Reacting to Nigeria’s rating yesterday, Peoples Democratic Party, PDP, said ranking of Nigeria as a country with increasing corrupt practices was an indication that neither President Muhammadu Buhari nor the All Progressives Congress, APC, had an idea of what it takes to wage a successful anti- graft campaign.

The party also chided the federal government for “failing to match words with action,” given that one of the cardinal pillars of its electioneering campaign was the war against corruption.

In a telephone conversation with Vanguard, National Publicity Secretary of the PDP, Debo Ologunagba, said:   “Every sector of the economy is riddled with corruption today. President Buhari and his party have no clue of what to do.

“They recently celebrated their ‘pyramid of lies’ which they put up to deceive Nigerians. The cost of transporting those rice from wherever they brought them, the cost of labour and everything in between was dressed in corruption.

“The 2022 budget is corruption-laden and this they did in preparation for the 2023 general election.”

 Today, Nigerians have realized the mistake they made in electing a clueless government into power. Every facet of their lives has been destroyed by a party that promised so much and delivered nothing.

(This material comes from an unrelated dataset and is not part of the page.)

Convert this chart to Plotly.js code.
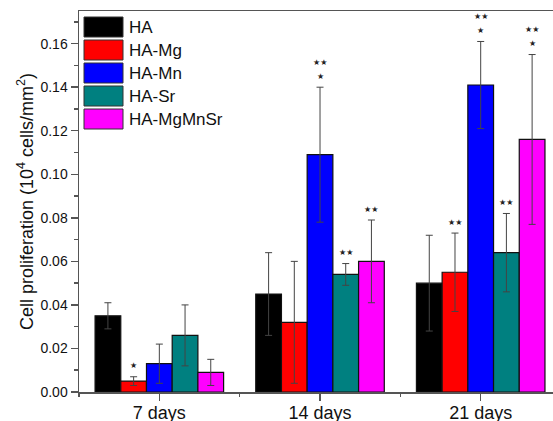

“So, we can only say that TI’s CPI ranking of Nigeria under the leadership of President Buhari vindicates the position of PDP in the past few years.

“It is apt to let the ruling party know that we don’t fight corruption on the pages of Newspapers. We don’t fight corruption with sloganeering,” he added.

The publicity scribe further urged Nigerians of voting age to prepare to exercise their civic obligations in 2023 by “voting out the incompetent APC out of power.”